### THE PROBLEM
In the data, extract each line that holds the string "this".
----------
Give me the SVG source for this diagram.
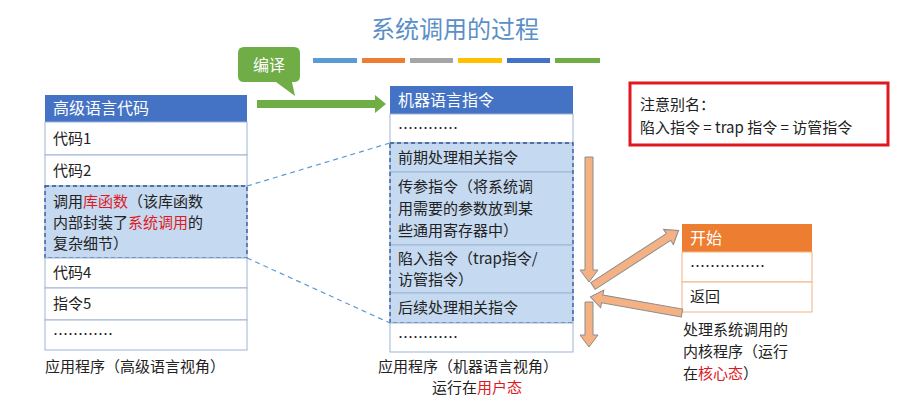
<svg xmlns="http://www.w3.org/2000/svg" width="921" height="400" viewBox="0 0 921 400">
<style>
text{font-family:"Noto Sans CJK SC","Liberation Sans",sans-serif;font-size:15px;fill:#222}
.h{fill:#fff;font-size:16px}
.r{fill:#e0191f}
.cell{fill:#fff;stroke:#9db3d6;stroke-width:1}
.sel{fill:#c5d9f0;stroke:#9db3d6;stroke-width:1}
.dash{fill:none;stroke:#2f5597;stroke-width:1.3;stroke-dasharray:4,3}
.oa{fill:#f4b183;stroke:#8c8c8c;stroke-width:1}
</style>
<rect width="921" height="400" fill="#fff"/>
<text x="455" y="38" text-anchor="middle" style="font-size:24px;fill:#5b8fc7">系统调用的过程</text>
<g>
<rect x="313" y="58" width="44" height="5" fill="#5b9bd5"/>
<rect x="362" y="58" width="43" height="5" fill="#ed7d31"/>
<rect x="410" y="58" width="43" height="5" fill="#a5a5a5"/>
<rect x="458" y="58" width="44" height="5" fill="#ffc000"/>
<rect x="507" y="58" width="43" height="5" fill="#4472c4"/>
<rect x="555" y="58" width="45" height="5" fill="#70ad47"/>
</g>
<g id="compile">
<path d="M244,47 H294 Q300,47 300,53 V76 Q300,82 294,82 H292 L295,96 L276,82 H244 Q238,82 238,76 V53 Q238,47 244,47 Z" fill="#70ad47"/>
<text x="269" y="71" text-anchor="middle" style="fill:#fff;font-size:16px">编译</text>
</g>
<g id="left">
<rect x="45" y="95" width="202" height="27" fill="#4472c4"/>
<text class="h" x="53" y="114">高级语言代码</text>
<rect class="cell" x="45" y="122" width="202" height="33"/><text x="53" y="144">代码1</text>
<rect class="cell" x="45" y="155" width="202" height="31"/><text x="53" y="176">代码2</text>
<rect class="sel" x="45" y="186" width="202" height="72"/>
<rect class="dash" x="45" y="186" width="202" height="72"/>
<text x="53" y="207">调用<tspan class="r">库函数</tspan>（该库函数</text>
<text x="53" y="228">内部封装了<tspan class="r">系统调用</tspan>的</text>
<text x="53" y="249">复杂细节）</text>
<rect class="cell" x="45" y="258" width="202" height="30"/><text x="53" y="278">代码4</text>
<rect class="cell" x="45" y="288" width="202" height="32"/><text x="53" y="309">指令5</text>
<rect class="cell" x="45" y="320" width="202" height="30"/><text x="53" y="340">…………</text>
<text x="45" y="372">应用程序（高级语言视角）</text>
</g>
<g id="mid">
<rect x="390" y="86" width="183" height="28" fill="#4472c4"/>
<text class="h" x="398" y="106">机器语言指令</text>
<rect class="cell" x="390" y="114" width="183" height="29"/><text x="398" y="134">…………</text>
<rect class="sel" x="390" y="143" width="183" height="29"/><text x="398" y="163">前期处理相关指令</text>
<rect class="sel" x="390" y="172" width="183" height="73"/>
<text x="398" y="192">传参指令（将系统调</text>
<text x="398" y="214">用需要的参数放到某</text>
<text x="398" y="236">些通用寄存器中）</text>
<rect class="sel" x="390" y="245" width="183" height="48"/>
<text x="398" y="264">陷入指令（trap指令/</text>
<text x="398" y="285">访管指令）</text>
<rect class="sel" x="390" y="293" width="183" height="30"/><text x="398" y="313">后续处理相关指令</text>
<rect class="dash" x="390" y="143" width="183" height="180"/>
<rect class="cell" x="390" y="323" width="183" height="29"/><text x="398" y="343">…………</text>
<text x="378" y="372">应用程序（机器语言视角）</text>
<text x="432" y="393">运行在<tspan class="r">用户态</tspan></text>
</g>
<g id="note">
<rect x="630" y="83" width="258" height="62" fill="#fff" stroke="#e0191f" stroke-width="3"/>
<text x="640" y="110">注意别名：</text>
<text x="640" y="133">陷入指令 = trap 指令 = 访管指令</text>
</g>
<g id="kernel">
<rect x="682" y="224" width="130" height="28" fill="#ed7d31"/>
<text class="h" x="690" y="244">开始</text>
<rect x="682" y="252" width="130" height="30" fill="#fff" stroke="#f4b183"/><text x="690" y="272">……………</text>
<rect x="682" y="282" width="130" height="30" fill="#fff" stroke="#f4b183"/><text x="690" y="302">返回</text>
<text x="683" y="335">处理系统调用的</text>
<text x="683" y="357">内核程序（运行</text>
<text x="683" y="379">在<tspan class="r">核心态</tspan>）</text>
</g>
<g id="connectors">
<line x1="247" y1="186" x2="390" y2="143" stroke="#5b9bd5" stroke-width="1.2" stroke-dasharray="5,4"/>
<line x1="247" y1="258" x2="390" y2="323" stroke="#5b9bd5" stroke-width="1.2" stroke-dasharray="5,4"/>
<path d="M257,100 H375 V95 L386,104 L375,113 V108 H257 Z" fill="#70ad47"/>
<path class="oa" d="M585,157 H593 V270 H598 L589,282 L580,270 H585 Z"/>
<path class="oa" d="M585,302 H593 V335 H598 L589,347 L580,335 H585 Z"/>
<path class="oa" transform="translate(593,286) rotate(-33)" d="M0,-4 H90 V-9 L102,0 L90,9 V4 H0 Z"/>
<path class="oa" transform="translate(682,313) rotate(190)" d="M0,-4 H81 V-9 L93,0 L81,9 V4 H0 Z"/>
</g>
</svg>
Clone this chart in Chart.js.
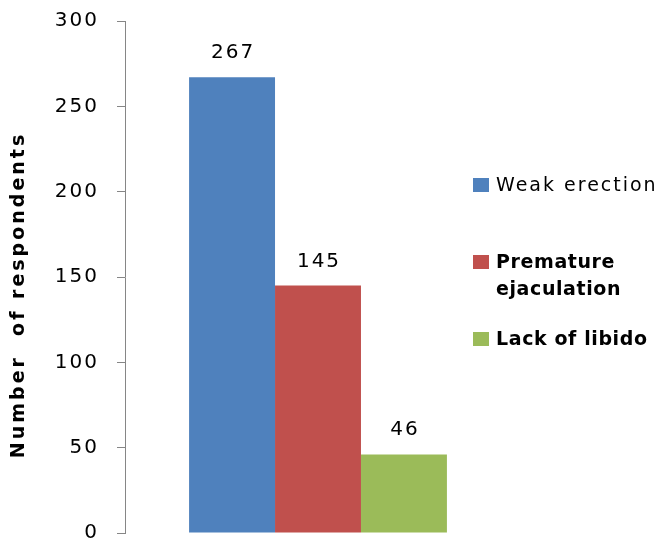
<!DOCTYPE html>
<html>
<head>
<meta charset="utf-8">
<script src="https://cdn.jsdelivr.net/npm/chart.js@4"></script>
<style>
  html, body { margin: 0; padding: 0; background: #fff; }
  #wrap { width: 663px; height: 542px; }
</style>
</head>
<body>
<div id="wrap"><canvas id="chart" width="663" height="542"></canvas></div>
<script>
// data
const categories = [''];
const seriesNames = ['Weak erection', 'Premature ejaculation', 'Lack of libido'];
const seriesValues = [267, 145, 46];
const yMin = 0, yMax = 300, yStep = 50;
const axisTitle = 'Number  of respondents';

const colors = ['#4F81BD', '#C0504D', '#9BBB59'];
const legendBold = [false, true, true];

function wrapText(ctx, text, maxWidth) {
  let words = text.split(' ');
  let lines = [];
  let line = '';
  words.forEach(function(w) {
    let test = line ? line + ' ' + w : w;
    if (line && ctx.measureText(test).width > maxWidth) {
      lines.push(line);
      line = w;
    } else {
      line = test;
    }
  });
  if (line) lines.push(line);
  return lines;
}

const extras = {
  id: 'extras',
  beforeDraw(chart) {
    chart.ctx.letterSpacing = '2px';
  },
  afterDraw(chart) {
    const ctx = chart.ctx;
    ctx.save();
    ctx.fillStyle = '#000';

    // value labels above the bars
    ctx.font = '20px "DejaVu Sans"';
    ctx.letterSpacing = '2px';
    ctx.textAlign = 'center';
    ctx.textBaseline = 'alphabetic';
    chart.data.datasets.forEach(function(ds, i) {
      const bar = chart.getDatasetMeta(i).data[0];
      ctx.fillText(String(ds.data[0]), bar.x + 1, bar.y - 19);
    });

    // y axis title
    ctx.save();
    ctx.translate(19, 295);
    ctx.rotate(-Math.PI / 2);
    ctx.font = 'bold 19px "DejaVu Sans"';
    ctx.letterSpacing = '3px';
    ctx.textAlign = 'center';
    ctx.textBaseline = 'middle';
    ctx.fillText(axisTitle, 0, 0);
    ctx.restore();

    // legend on the right
    const rows = [185, 262, 339];
    ctx.textAlign = 'left';
    ctx.textBaseline = 'middle';
    chart.data.datasets.forEach(function(ds, i) {
      ctx.font = (legendBold[i] ? 'bold ' : '') + '19px "DejaVu Sans"';
      ctx.letterSpacing = legendBold[i] ? '0.6px' : '2px';
      const lines = wrapText(ctx, ds.label, 170);
      ctx.fillStyle = ds.backgroundColor;
      ctx.fillRect(473, rows[i] - 7, 16, 14);
      ctx.fillStyle = '#000';
      lines.forEach(function(l, k) {
        ctx.fillText(l, 496, rows[i] + 1 + k * 27);
      });
    });
    ctx.restore();
    ctx.letterSpacing = '0px';
  }
};

const datasets = seriesNames.map(function(name, i) {
  return {
    label: name,
    data: [seriesValues[i]],
    backgroundColor: colors[i],
    borderWidth: 0,
    categoryPercentage: 0.668,
    barPercentage: 1.0
  };
});

new Chart(document.getElementById('chart'), {
  type: 'bar',
  data: { labels: categories, datasets: datasets },
  plugins: [extras],
  options: {
    responsive: false,
    animation: false,
    layout: { padding: { top: 21, right: 152, bottom: 9, left: 0 } },
    plugins: {
      legend: { display: false },
      tooltip: { enabled: false },
      title: { display: false }
    },
    scales: {
      x: { display: false },
      y: {
        min: yMin,
        max: yMax,
        afterFit(scale) {
          scale.width = 125;
          scale.paddingTop = 0;
          scale.paddingBottom = 0;
        },
        border: { display: true, color: '#868686', width: 1 },
        grid: {
          drawOnChartArea: false,
          drawTicks: true,
          tickLength: 8,
          color: '#868686'
        },
        ticks: {
          stepSize: yStep,
          padding: 18,
          color: '#000',
          font: { family: 'DejaVu Sans', size: 20 }
        }
      }
    }
  }
});
</script>
</body>
</html>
----------
### REPLY
Give me the SVG source for this diagram.
Clone this chart in Chart.js.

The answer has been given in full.